Records with drawing code
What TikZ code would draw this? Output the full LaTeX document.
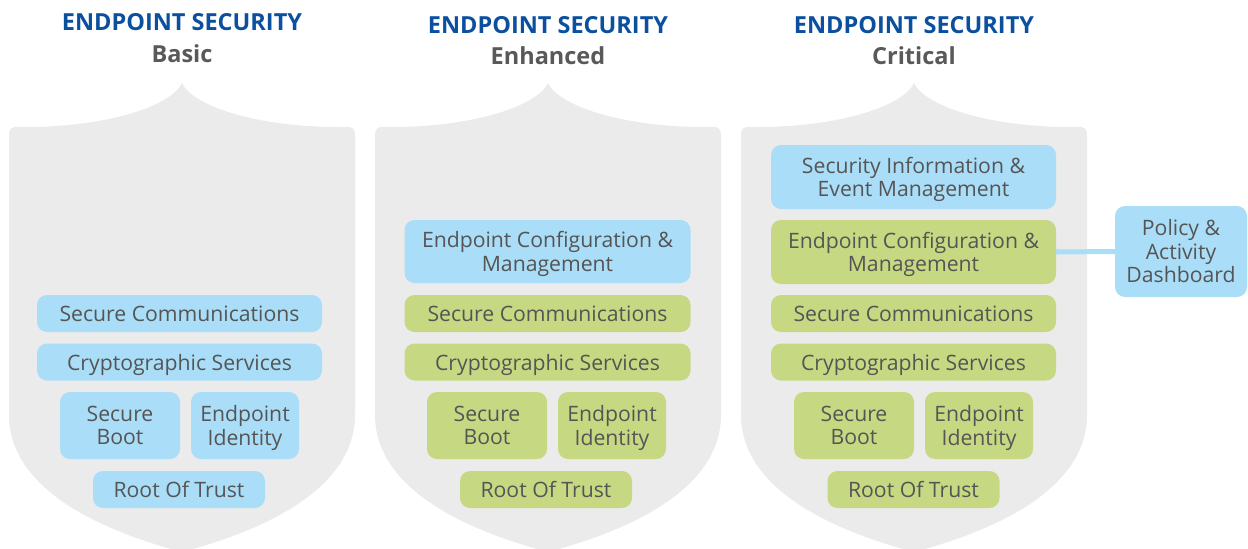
\documentclass[tikz,border=0pt]{standalone}
\usepackage{fontspec}
\setmainfont{Open Sans}
\definecolor{shieldgray}{HTML}{EBEBEB}
\definecolor{boxblue}{HTML}{AADDF7}
\definecolor{boxgreen}{HTML}{C6D982}
\definecolor{titleblue}{HTML}{0B4F9F}
\definecolor{subgray}{HTML}{595959}
\definecolor{txtgray}{HTML}{555555}
\tikzset{
  lbl/.style={text=txtgray, font=\fontsize{21.2}{23.5}\selectfont, align=center, inner sep=0pt, rounded corners=10pt},
  bluebox/.style={lbl, fill=boxblue},
  greenbox/.style={lbl, fill=boxgreen},
  oneline/.style={text height=16pt, text depth=0pt},
  ttl/.style={text=titleblue, font=\fontsize{23.5}{26}\selectfont\bfseries, anchor=base, inner sep=0pt},
  subttl/.style={text=subgray, font=\fontsize{23.5}{26}\selectfont\bfseries, anchor=base, inner sep=0pt},
  link/.style={draw=boxblue, line width=5pt}
}
\begin{document}
\begin{tikzpicture}[x=1pt, y=-1pt]
\useasboundingbox (0,0) rectangle (1248,549);
% shields
\foreach \o in {0,366,732}{
  \fill[shieldgray, shift={(\o,0)}] (9,136) -- (9,415) .. controls (9,480) and (80,525) .. (182,552)
    .. controls (284,525) and (355,480) .. (355,415) -- (355,136)
    .. controls (355,128) and (352,126) .. (344,127)
    .. controls (264,128) and (194,108) .. (182,83)
    .. controls (170,108) and (100,128) .. (20,127)
    .. controls (12,126) and (9,128) .. (9,136) -- cycle;
}
% titles
\node[ttl] (t1) at (182,30) {ENDPOINT SECURITY};
\node[subttl] (st1) at (182,62) {Basic};
\node[ttl] (t2) at (548,33) {ENDPOINT SECURITY};
\node[subttl] (st2) at (548,64) {Enhanced};
\node[ttl] (t3) at (914,33) {ENDPOINT SECURITY};
\node[subttl] (st3) at (914,64) {Critical};
% shield 1
\node[bluebox, oneline, minimum width=285pt, minimum height=37pt] (a-sc) at (179.5,313.5) {Secure Communications};
\node[bluebox, oneline, minimum width=285pt, minimum height=37pt] (a-cs) at (179.5,362) {Cryptographic Services};
\node[bluebox, minimum width=120pt, minimum height=67pt] (a-sb) at (120,425.5) {Secure\\\smash{Boot}};
\node[bluebox, minimum width=108pt, minimum height=67pt] (a-ei) at (245,425.5) {Endpoint\\\smash{Identity}};
\node[bluebox, oneline, minimum width=172pt, minimum height=37pt] (a-rt) at (179,489.5) {Root Of Trust};
% shield 2
\node[bluebox, minimum width=286pt, minimum height=63pt] (b-ec) at (547.5,251.5) {Endpoint Configuration \&\\\smash{Management}};
\node[greenbox, oneline, minimum width=286pt, minimum height=37pt] (b-sc) at (547.5,313.5) {Secure Communications};
\node[greenbox, oneline, minimum width=286pt, minimum height=37pt] (b-cs) at (547.5,362) {Cryptographic Services};
\node[greenbox, minimum width=120pt, minimum height=67pt] (b-sb) at (487,425.5) {Secure\\\smash{Boot}};
\node[greenbox, minimum width=108pt, minimum height=67pt] (b-ei) at (612,425.5) {Endpoint\\\smash{Identity}};
\node[greenbox, oneline, minimum width=172pt, minimum height=37pt] (b-rt) at (546,489.5) {Root Of Trust};
% shield 3
\node[bluebox, minimum width=285pt, minimum height=64pt] (c-si) at (913.5,177) {Security Information \&\\\smash{Event Management}};
\node[greenbox, minimum width=285pt, minimum height=64pt] (c-ec) at (913.5,252) {Endpoint Configuration \&\\\smash{Management}};
\node[greenbox, oneline, minimum width=285pt, minimum height=37pt] (c-sc) at (913.5,313.5) {Secure Communications};
\node[greenbox, oneline, minimum width=285pt, minimum height=37pt] (c-cs) at (913.5,362) {Cryptographic Services};
\node[greenbox, minimum width=120pt, minimum height=67pt] (c-sb) at (854,425.5) {Secure\\\smash{Boot}};
\node[greenbox, minimum width=108pt, minimum height=67pt] (c-ei) at (979,425.5) {Endpoint\\\smash{Identity}};
\node[greenbox, oneline, minimum width=172pt, minimum height=37pt] (c-rt) at (913.5,489.5) {Root Of Trust};
% policy
\node[bluebox, minimum width=132pt, minimum height=91pt] (pol) at (1181,251.5) {Policy \&\\Activity\\Dashboard};
\draw[link] (c-ec.east) -- (pol.west);
\end{tikzpicture}
\end{document}
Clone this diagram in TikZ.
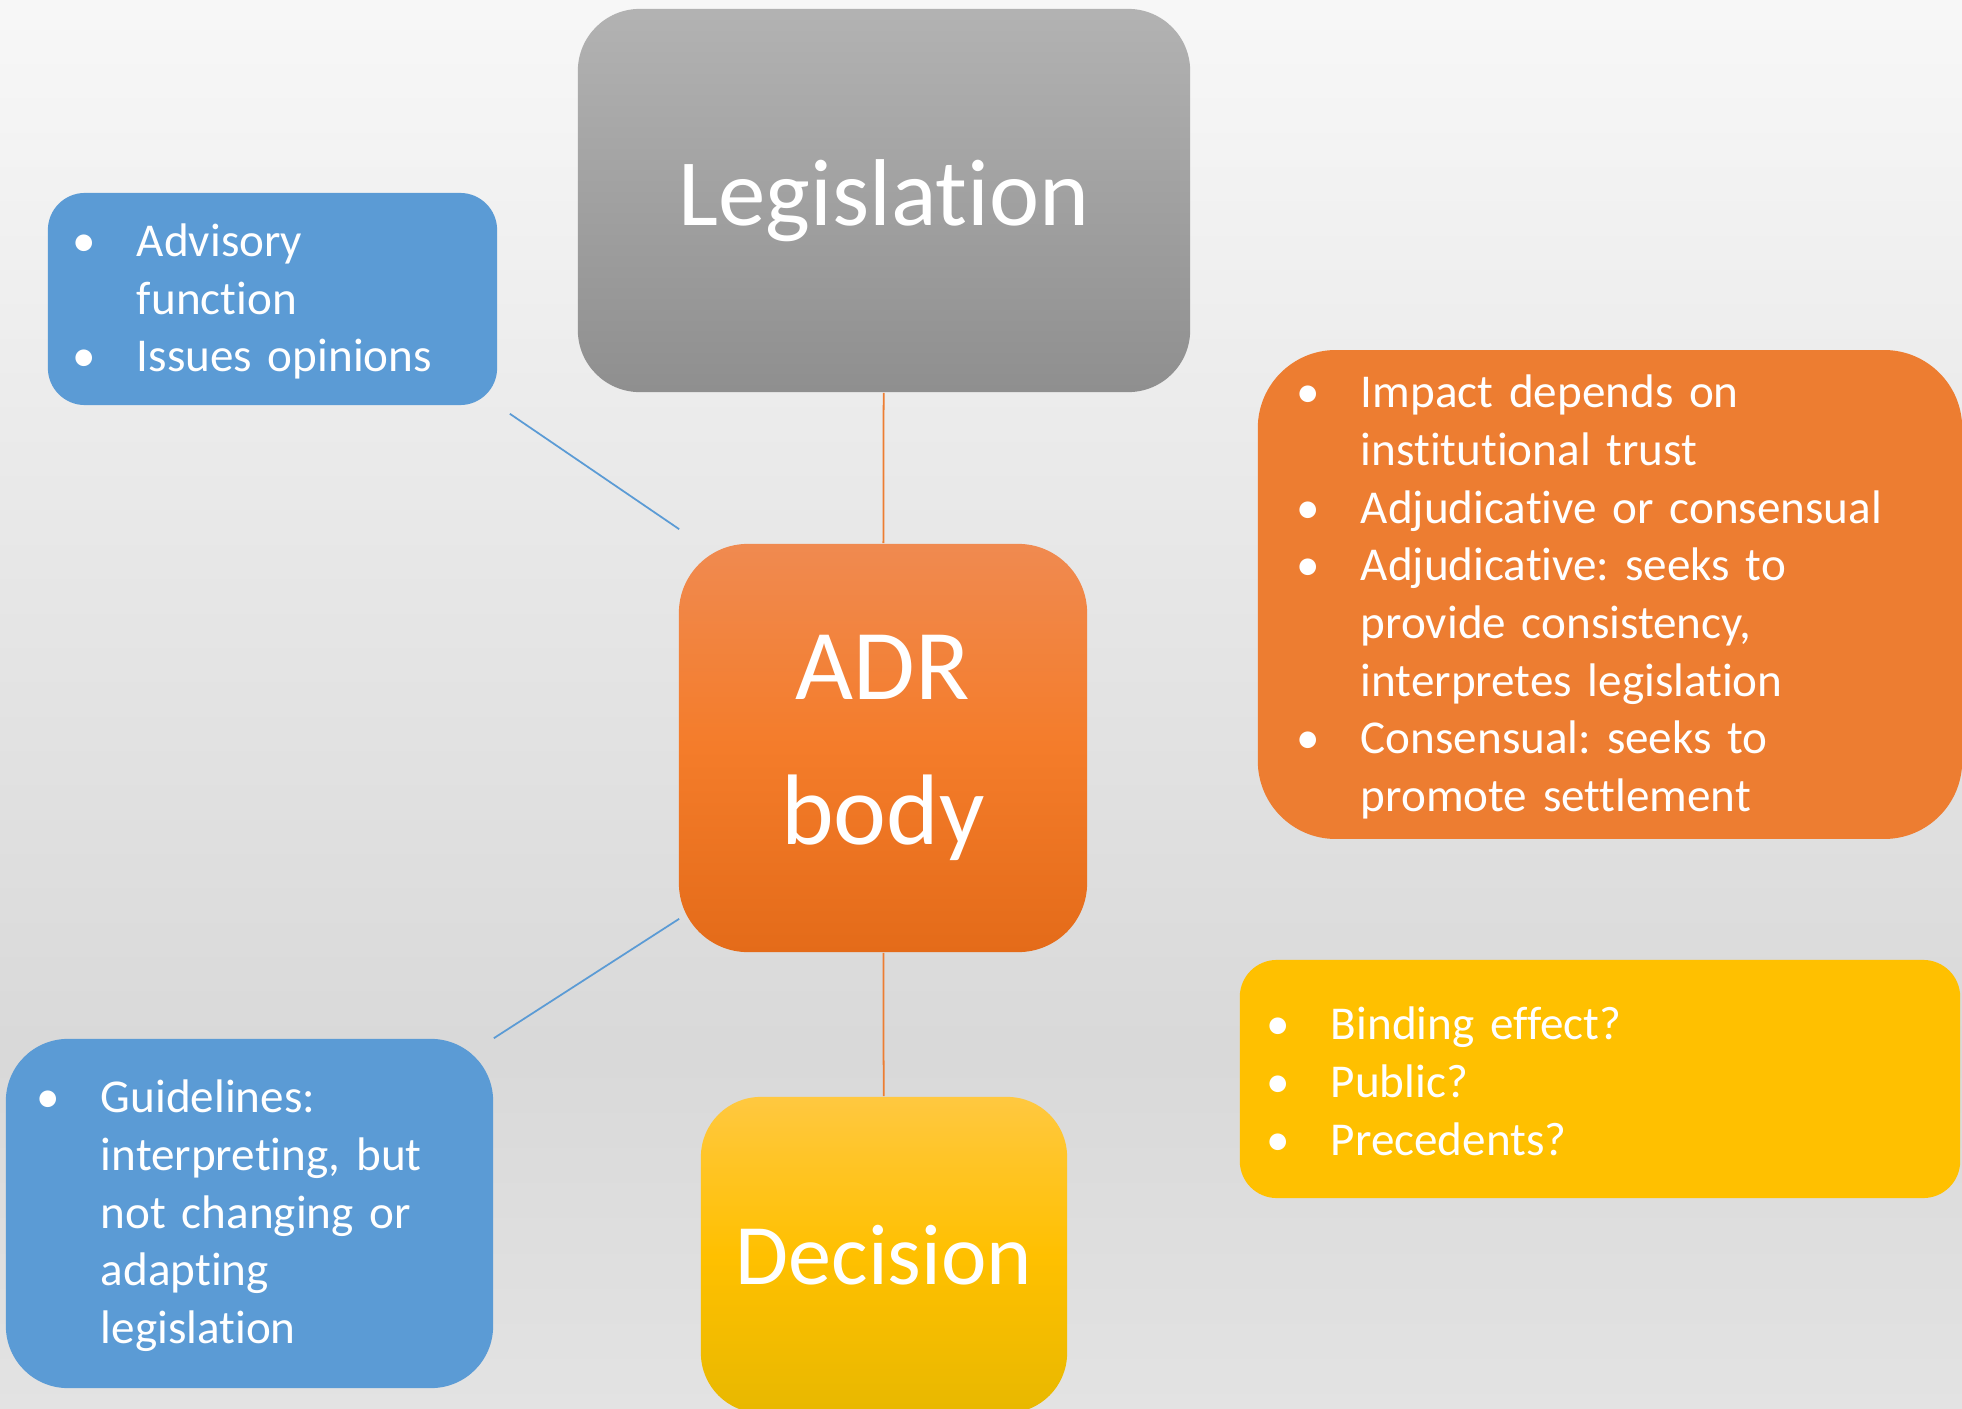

#### [WHAT TO WORK ON]
Reproduce each record above by retyping it exactly; omit all images.

#### [SOLUTION TO THE EXERCISE]
What TikZ code would draw this? Output the full LaTeX document.
\documentclass[tikz,border=0pt]{standalone}
\usepackage{fontspec}
\setmainfont{Open Sans}
\definecolor{shieldgray}{HTML}{EBEBEB}
\definecolor{boxblue}{HTML}{AADDF7}
\definecolor{boxgreen}{HTML}{C6D982}
\definecolor{titleblue}{HTML}{0B4F9F}
\definecolor{subgray}{HTML}{595959}
\definecolor{txtgray}{HTML}{555555}
\tikzset{
  lbl/.style={text=txtgray, font=\fontsize{21.2}{23.5}\selectfont, align=center, inner sep=0pt, rounded corners=10pt},
  bluebox/.style={lbl, fill=boxblue},
  greenbox/.style={lbl, fill=boxgreen},
  oneline/.style={text height=16pt, text depth=0pt},
  ttl/.style={text=titleblue, font=\fontsize{23.5}{26}\selectfont\bfseries, anchor=base, inner sep=0pt},
  subttl/.style={text=subgray, font=\fontsize{23.5}{26}\selectfont\bfseries, anchor=base, inner sep=0pt},
  link/.style={draw=boxblue, line width=5pt}
}
\begin{document}
\begin{tikzpicture}[x=1pt, y=-1pt]
\useasboundingbox (0,0) rectangle (1248,549);
% shields
\foreach \o in {0,366,732}{
  \fill[shieldgray, shift={(\o,0)}] (9,136) -- (9,415) .. controls (9,480) and (80,525) .. (182,552)
    .. controls (284,525) and (355,480) .. (355,415) -- (355,136)
    .. controls (355,128) and (352,126) .. (344,127)
    .. controls (264,128) and (194,108) .. (182,83)
    .. controls (170,108) and (100,128) .. (20,127)
    .. controls (12,126) and (9,128) .. (9,136) -- cycle;
}
% titles
\node[ttl] (t1) at (182,30) {ENDPOINT SECURITY};
\node[subttl] (st1) at (182,62) {Basic};
\node[ttl] (t2) at (548,33) {ENDPOINT SECURITY};
\node[subttl] (st2) at (548,64) {Enhanced};
\node[ttl] (t3) at (914,33) {ENDPOINT SECURITY};
\node[subttl] (st3) at (914,64) {Critical};
% shield 1
\node[bluebox, oneline, minimum width=285pt, minimum height=37pt] (a-sc) at (179.5,313.5) {Secure Communications};
\node[bluebox, oneline, minimum width=285pt, minimum height=37pt] (a-cs) at (179.5,362) {Cryptographic Services};
\node[bluebox, minimum width=120pt, minimum height=67pt] (a-sb) at (120,425.5) {Secure\\\smash{Boot}};
\node[bluebox, minimum width=108pt, minimum height=67pt] (a-ei) at (245,425.5) {Endpoint\\\smash{Identity}};
\node[bluebox, oneline, minimum width=172pt, minimum height=37pt] (a-rt) at (179,489.5) {Root Of Trust};
% shield 2
\node[bluebox, minimum width=286pt, minimum height=63pt] (b-ec) at (547.5,251.5) {Endpoint Configuration \&\\\smash{Management}};
\node[greenbox, oneline, minimum width=286pt, minimum height=37pt] (b-sc) at (547.5,313.5) {Secure Communications};
\node[greenbox, oneline, minimum width=286pt, minimum height=37pt] (b-cs) at (547.5,362) {Cryptographic Services};
\node[greenbox, minimum width=120pt, minimum height=67pt] (b-sb) at (487,425.5) {Secure\\\smash{Boot}};
\node[greenbox, minimum width=108pt, minimum height=67pt] (b-ei) at (612,425.5) {Endpoint\\\smash{Identity}};
\node[greenbox, oneline, minimum width=172pt, minimum height=37pt] (b-rt) at (546,489.5) {Root Of Trust};
% shield 3
\node[bluebox, minimum width=285pt, minimum height=64pt] (c-si) at (913.5,177) {Security Information \&\\\smash{Event Management}};
\node[greenbox, minimum width=285pt, minimum height=64pt] (c-ec) at (913.5,252) {Endpoint Configuration \&\\\smash{Management}};
\node[greenbox, oneline, minimum width=285pt, minimum height=37pt] (c-sc) at (913.5,313.5) {Secure Communications};
\node[greenbox, oneline, minimum width=285pt, minimum height=37pt] (c-cs) at (913.5,362) {Cryptographic Services};
\node[greenbox, minimum width=120pt, minimum height=67pt] (c-sb) at (854,425.5) {Secure\\\smash{Boot}};
\node[greenbox, minimum width=108pt, minimum height=67pt] (c-ei) at (979,425.5) {Endpoint\\\smash{Identity}};
\node[greenbox, oneline, minimum width=172pt, minimum height=37pt] (c-rt) at (913.5,489.5) {Root Of Trust};
% policy
\node[bluebox, minimum width=132pt, minimum height=91pt] (pol) at (1181,251.5) {Policy \&\\Activity\\Dashboard};
\draw[link] (c-ec.east) -- (pol.west);
\end{tikzpicture}
\end{document}
Clone this diagram in TikZ.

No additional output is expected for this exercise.